**DESCRIPTION OF THE TASK:** Leave the pictures out and print every record below exactly as it stands.

**SOURCE DATA:**
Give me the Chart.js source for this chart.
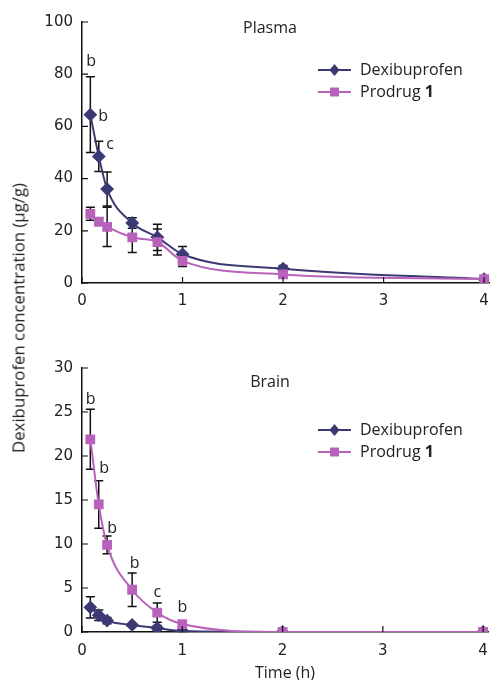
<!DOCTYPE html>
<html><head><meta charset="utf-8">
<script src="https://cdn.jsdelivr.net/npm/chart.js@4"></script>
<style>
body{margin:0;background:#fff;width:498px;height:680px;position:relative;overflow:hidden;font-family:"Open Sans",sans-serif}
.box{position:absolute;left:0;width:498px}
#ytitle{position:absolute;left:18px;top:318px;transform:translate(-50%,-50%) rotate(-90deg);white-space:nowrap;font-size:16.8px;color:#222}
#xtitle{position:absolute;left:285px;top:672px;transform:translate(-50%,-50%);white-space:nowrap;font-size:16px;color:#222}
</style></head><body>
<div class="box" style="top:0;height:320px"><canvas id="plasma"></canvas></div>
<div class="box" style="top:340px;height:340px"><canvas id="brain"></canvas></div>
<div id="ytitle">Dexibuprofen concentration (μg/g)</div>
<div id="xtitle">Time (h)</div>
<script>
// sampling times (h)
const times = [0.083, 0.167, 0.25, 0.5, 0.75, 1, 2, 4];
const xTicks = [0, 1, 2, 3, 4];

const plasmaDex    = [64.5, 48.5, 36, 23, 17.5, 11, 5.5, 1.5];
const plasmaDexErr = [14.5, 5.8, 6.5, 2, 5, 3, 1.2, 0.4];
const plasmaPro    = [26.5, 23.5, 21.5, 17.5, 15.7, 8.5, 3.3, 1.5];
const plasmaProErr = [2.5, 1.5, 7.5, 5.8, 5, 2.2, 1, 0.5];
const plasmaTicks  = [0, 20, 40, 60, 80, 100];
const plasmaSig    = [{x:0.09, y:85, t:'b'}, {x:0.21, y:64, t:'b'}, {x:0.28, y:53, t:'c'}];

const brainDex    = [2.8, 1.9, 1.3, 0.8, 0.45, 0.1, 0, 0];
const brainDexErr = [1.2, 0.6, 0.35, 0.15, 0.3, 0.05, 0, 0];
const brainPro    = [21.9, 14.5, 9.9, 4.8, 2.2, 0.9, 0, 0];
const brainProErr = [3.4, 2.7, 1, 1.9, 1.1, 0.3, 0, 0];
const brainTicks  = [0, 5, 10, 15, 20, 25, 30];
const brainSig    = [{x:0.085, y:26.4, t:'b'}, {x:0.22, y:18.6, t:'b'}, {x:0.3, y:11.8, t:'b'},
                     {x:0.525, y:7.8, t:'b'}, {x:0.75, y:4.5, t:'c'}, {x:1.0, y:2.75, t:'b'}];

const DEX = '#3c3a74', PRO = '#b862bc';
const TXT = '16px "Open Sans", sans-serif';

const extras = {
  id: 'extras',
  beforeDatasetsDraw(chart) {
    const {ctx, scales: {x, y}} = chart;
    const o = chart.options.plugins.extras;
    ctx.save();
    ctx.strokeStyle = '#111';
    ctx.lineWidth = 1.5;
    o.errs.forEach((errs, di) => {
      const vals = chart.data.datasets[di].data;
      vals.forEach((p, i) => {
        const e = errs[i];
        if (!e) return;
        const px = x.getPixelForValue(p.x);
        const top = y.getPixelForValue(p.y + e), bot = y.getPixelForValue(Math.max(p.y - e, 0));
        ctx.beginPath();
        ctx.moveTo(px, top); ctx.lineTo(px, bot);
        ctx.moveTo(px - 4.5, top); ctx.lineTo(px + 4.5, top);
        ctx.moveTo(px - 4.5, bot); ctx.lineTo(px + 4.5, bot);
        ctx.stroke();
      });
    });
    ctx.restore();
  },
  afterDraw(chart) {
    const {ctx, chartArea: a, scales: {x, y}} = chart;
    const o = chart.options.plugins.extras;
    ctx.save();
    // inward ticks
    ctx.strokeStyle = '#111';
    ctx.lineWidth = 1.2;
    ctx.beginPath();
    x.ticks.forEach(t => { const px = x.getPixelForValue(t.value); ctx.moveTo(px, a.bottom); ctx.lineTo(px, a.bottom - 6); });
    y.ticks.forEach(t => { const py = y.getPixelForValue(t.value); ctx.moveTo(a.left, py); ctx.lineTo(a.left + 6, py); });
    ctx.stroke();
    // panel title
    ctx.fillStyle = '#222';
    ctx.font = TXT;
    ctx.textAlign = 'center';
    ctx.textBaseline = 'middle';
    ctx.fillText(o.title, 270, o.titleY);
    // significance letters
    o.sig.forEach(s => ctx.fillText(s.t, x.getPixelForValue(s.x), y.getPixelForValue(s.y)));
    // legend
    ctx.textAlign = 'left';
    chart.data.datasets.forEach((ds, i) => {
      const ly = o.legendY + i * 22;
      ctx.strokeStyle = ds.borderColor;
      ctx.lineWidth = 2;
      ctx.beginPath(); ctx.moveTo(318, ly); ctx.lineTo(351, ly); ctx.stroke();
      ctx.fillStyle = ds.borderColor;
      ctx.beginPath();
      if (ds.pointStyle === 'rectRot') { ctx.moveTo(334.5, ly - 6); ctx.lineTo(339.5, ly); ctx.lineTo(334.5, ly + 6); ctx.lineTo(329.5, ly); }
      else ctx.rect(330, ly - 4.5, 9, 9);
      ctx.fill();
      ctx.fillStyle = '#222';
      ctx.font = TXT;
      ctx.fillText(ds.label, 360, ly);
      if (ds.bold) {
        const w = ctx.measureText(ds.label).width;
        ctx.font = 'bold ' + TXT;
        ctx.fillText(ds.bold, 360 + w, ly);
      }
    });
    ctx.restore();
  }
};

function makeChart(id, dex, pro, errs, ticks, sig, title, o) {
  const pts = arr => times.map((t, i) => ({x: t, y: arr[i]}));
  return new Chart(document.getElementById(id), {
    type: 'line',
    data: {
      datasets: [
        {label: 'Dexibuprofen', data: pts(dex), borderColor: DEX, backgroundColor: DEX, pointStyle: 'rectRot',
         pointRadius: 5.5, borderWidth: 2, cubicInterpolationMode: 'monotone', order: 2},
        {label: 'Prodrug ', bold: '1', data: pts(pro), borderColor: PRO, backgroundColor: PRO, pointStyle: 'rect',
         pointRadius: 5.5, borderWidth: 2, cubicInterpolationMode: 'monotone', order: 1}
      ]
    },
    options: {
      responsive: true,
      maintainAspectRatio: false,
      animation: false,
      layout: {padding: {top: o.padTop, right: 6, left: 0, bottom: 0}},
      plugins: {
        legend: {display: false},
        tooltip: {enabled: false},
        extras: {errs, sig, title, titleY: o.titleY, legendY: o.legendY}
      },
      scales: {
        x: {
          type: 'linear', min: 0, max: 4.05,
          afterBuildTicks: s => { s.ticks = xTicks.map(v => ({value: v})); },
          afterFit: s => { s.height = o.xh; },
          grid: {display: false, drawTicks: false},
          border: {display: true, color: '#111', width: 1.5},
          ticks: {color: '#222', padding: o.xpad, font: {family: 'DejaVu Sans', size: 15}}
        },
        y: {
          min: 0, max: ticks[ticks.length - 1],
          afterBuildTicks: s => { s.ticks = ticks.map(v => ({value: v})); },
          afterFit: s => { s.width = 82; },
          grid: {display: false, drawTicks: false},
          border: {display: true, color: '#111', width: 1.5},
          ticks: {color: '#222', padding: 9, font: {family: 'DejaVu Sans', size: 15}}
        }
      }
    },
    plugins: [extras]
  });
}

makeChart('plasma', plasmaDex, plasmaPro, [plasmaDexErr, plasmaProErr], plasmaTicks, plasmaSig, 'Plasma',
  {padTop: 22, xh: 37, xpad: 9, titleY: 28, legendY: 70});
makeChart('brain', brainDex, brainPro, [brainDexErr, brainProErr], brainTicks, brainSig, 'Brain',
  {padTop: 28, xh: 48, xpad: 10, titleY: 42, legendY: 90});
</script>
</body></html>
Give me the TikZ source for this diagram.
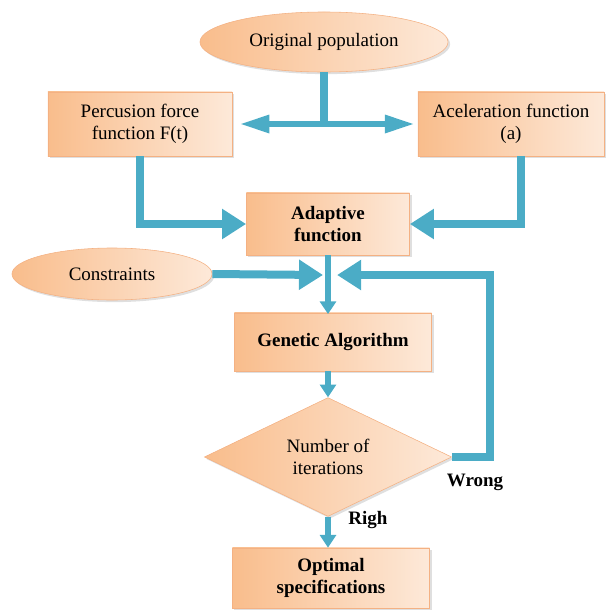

**OUTPUT FOR THIS TASK:**
Give me the Chart.js source for this chart.
<!DOCTYPE html>
<html><head><meta charset="utf-8">
<script src="https://cdn.jsdelivr.net/npm/chart.js@4"></script>
<style>
body{margin:0;background:#fff;width:498px;height:680px;position:relative;overflow:hidden;font-family:"Open Sans",sans-serif}
.box{position:absolute;left:0;width:498px}
#ytitle{position:absolute;left:18px;top:318px;transform:translate(-50%,-50%) rotate(-90deg);white-space:nowrap;font-size:16.8px;color:#222}
#xtitle{position:absolute;left:285px;top:672px;transform:translate(-50%,-50%);white-space:nowrap;font-size:16px;color:#222}
</style></head><body>
<div class="box" style="top:0;height:320px"><canvas id="plasma"></canvas></div>
<div class="box" style="top:340px;height:340px"><canvas id="brain"></canvas></div>
<div id="ytitle">Dexibuprofen concentration (μg/g)</div>
<div id="xtitle">Time (h)</div>
<script>
// sampling times (h)
const times = [0.083, 0.167, 0.25, 0.5, 0.75, 1, 2, 4];
const xTicks = [0, 1, 2, 3, 4];

const plasmaDex    = [64.5, 48.5, 36, 23, 17.5, 11, 5.5, 1.5];
const plasmaDexErr = [14.5, 5.8, 6.5, 2, 5, 3, 1.2, 0.4];
const plasmaPro    = [26.5, 23.5, 21.5, 17.5, 15.7, 8.5, 3.3, 1.5];
const plasmaProErr = [2.5, 1.5, 7.5, 5.8, 5, 2.2, 1, 0.5];
const plasmaTicks  = [0, 20, 40, 60, 80, 100];
const plasmaSig    = [{x:0.09, y:85, t:'b'}, {x:0.21, y:64, t:'b'}, {x:0.28, y:53, t:'c'}];

const brainDex    = [2.8, 1.9, 1.3, 0.8, 0.45, 0.1, 0, 0];
const brainDexErr = [1.2, 0.6, 0.35, 0.15, 0.3, 0.05, 0, 0];
const brainPro    = [21.9, 14.5, 9.9, 4.8, 2.2, 0.9, 0, 0];
const brainProErr = [3.4, 2.7, 1, 1.9, 1.1, 0.3, 0, 0];
const brainTicks  = [0, 5, 10, 15, 20, 25, 30];
const brainSig    = [{x:0.085, y:26.4, t:'b'}, {x:0.22, y:18.6, t:'b'}, {x:0.3, y:11.8, t:'b'},
                     {x:0.525, y:7.8, t:'b'}, {x:0.75, y:4.5, t:'c'}, {x:1.0, y:2.75, t:'b'}];

const DEX = '#3c3a74', PRO = '#b862bc';
const TXT = '16px "Open Sans", sans-serif';

const extras = {
  id: 'extras',
  beforeDatasetsDraw(chart) {
    const {ctx, scales: {x, y}} = chart;
    const o = chart.options.plugins.extras;
    ctx.save();
    ctx.strokeStyle = '#111';
    ctx.lineWidth = 1.5;
    o.errs.forEach((errs, di) => {
      const vals = chart.data.datasets[di].data;
      vals.forEach((p, i) => {
        const e = errs[i];
        if (!e) return;
        const px = x.getPixelForValue(p.x);
        const top = y.getPixelForValue(p.y + e), bot = y.getPixelForValue(Math.max(p.y - e, 0));
        ctx.beginPath();
        ctx.moveTo(px, top); ctx.lineTo(px, bot);
        ctx.moveTo(px - 4.5, top); ctx.lineTo(px + 4.5, top);
        ctx.moveTo(px - 4.5, bot); ctx.lineTo(px + 4.5, bot);
        ctx.stroke();
      });
    });
    ctx.restore();
  },
  afterDraw(chart) {
    const {ctx, chartArea: a, scales: {x, y}} = chart;
    const o = chart.options.plugins.extras;
    ctx.save();
    // inward ticks
    ctx.strokeStyle = '#111';
    ctx.lineWidth = 1.2;
    ctx.beginPath();
    x.ticks.forEach(t => { const px = x.getPixelForValue(t.value); ctx.moveTo(px, a.bottom); ctx.lineTo(px, a.bottom - 6); });
    y.ticks.forEach(t => { const py = y.getPixelForValue(t.value); ctx.moveTo(a.left, py); ctx.lineTo(a.left + 6, py); });
    ctx.stroke();
    // panel title
    ctx.fillStyle = '#222';
    ctx.font = TXT;
    ctx.textAlign = 'center';
    ctx.textBaseline = 'middle';
    ctx.fillText(o.title, 270, o.titleY);
    // significance letters
    o.sig.forEach(s => ctx.fillText(s.t, x.getPixelForValue(s.x), y.getPixelForValue(s.y)));
    // legend
    ctx.textAlign = 'left';
    chart.data.datasets.forEach((ds, i) => {
      const ly = o.legendY + i * 22;
      ctx.strokeStyle = ds.borderColor;
      ctx.lineWidth = 2;
      ctx.beginPath(); ctx.moveTo(318, ly); ctx.lineTo(351, ly); ctx.stroke();
      ctx.fillStyle = ds.borderColor;
      ctx.beginPath();
      if (ds.pointStyle === 'rectRot') { ctx.moveTo(334.5, ly - 6); ctx.lineTo(339.5, ly); ctx.lineTo(334.5, ly + 6); ctx.lineTo(329.5, ly); }
      else ctx.rect(330, ly - 4.5, 9, 9);
      ctx.fill();
      ctx.fillStyle = '#222';
      ctx.font = TXT;
      ctx.fillText(ds.label, 360, ly);
      if (ds.bold) {
        const w = ctx.measureText(ds.label).width;
        ctx.font = 'bold ' + TXT;
        ctx.fillText(ds.bold, 360 + w, ly);
      }
    });
    ctx.restore();
  }
};

function makeChart(id, dex, pro, errs, ticks, sig, title, o) {
  const pts = arr => times.map((t, i) => ({x: t, y: arr[i]}));
  return new Chart(document.getElementById(id), {
    type: 'line',
    data: {
      datasets: [
        {label: 'Dexibuprofen', data: pts(dex), borderColor: DEX, backgroundColor: DEX, pointStyle: 'rectRot',
         pointRadius: 5.5, borderWidth: 2, cubicInterpolationMode: 'monotone', order: 2},
        {label: 'Prodrug ', bold: '1', data: pts(pro), borderColor: PRO, backgroundColor: PRO, pointStyle: 'rect',
         pointRadius: 5.5, borderWidth: 2, cubicInterpolationMode: 'monotone', order: 1}
      ]
    },
    options: {
      responsive: true,
      maintainAspectRatio: false,
      animation: false,
      layout: {padding: {top: o.padTop, right: 6, left: 0, bottom: 0}},
      plugins: {
        legend: {display: false},
        tooltip: {enabled: false},
        extras: {errs, sig, title, titleY: o.titleY, legendY: o.legendY}
      },
      scales: {
        x: {
          type: 'linear', min: 0, max: 4.05,
          afterBuildTicks: s => { s.ticks = xTicks.map(v => ({value: v})); },
          afterFit: s => { s.height = o.xh; },
          grid: {display: false, drawTicks: false},
          border: {display: true, color: '#111', width: 1.5},
          ticks: {color: '#222', padding: o.xpad, font: {family: 'DejaVu Sans', size: 15}}
        },
        y: {
          min: 0, max: ticks[ticks.length - 1],
          afterBuildTicks: s => { s.ticks = ticks.map(v => ({value: v})); },
          afterFit: s => { s.width = 82; },
          grid: {display: false, drawTicks: false},
          border: {display: true, color: '#111', width: 1.5},
          ticks: {color: '#222', padding: 9, font: {family: 'DejaVu Sans', size: 15}}
        }
      }
    },
    plugins: [extras]
  });
}

makeChart('plasma', plasmaDex, plasmaPro, [plasmaDexErr, plasmaProErr], plasmaTicks, plasmaSig, 'Plasma',
  {padTop: 22, xh: 37, xpad: 9, titleY: 28, legendY: 70});
makeChart('brain', brainDex, brainPro, [brainDexErr, brainProErr], brainTicks, brainSig, 'Brain',
  {padTop: 28, xh: 48, xpad: 10, titleY: 42, legendY: 90});
</script>
</body></html>
Give me the TikZ source for this diagram.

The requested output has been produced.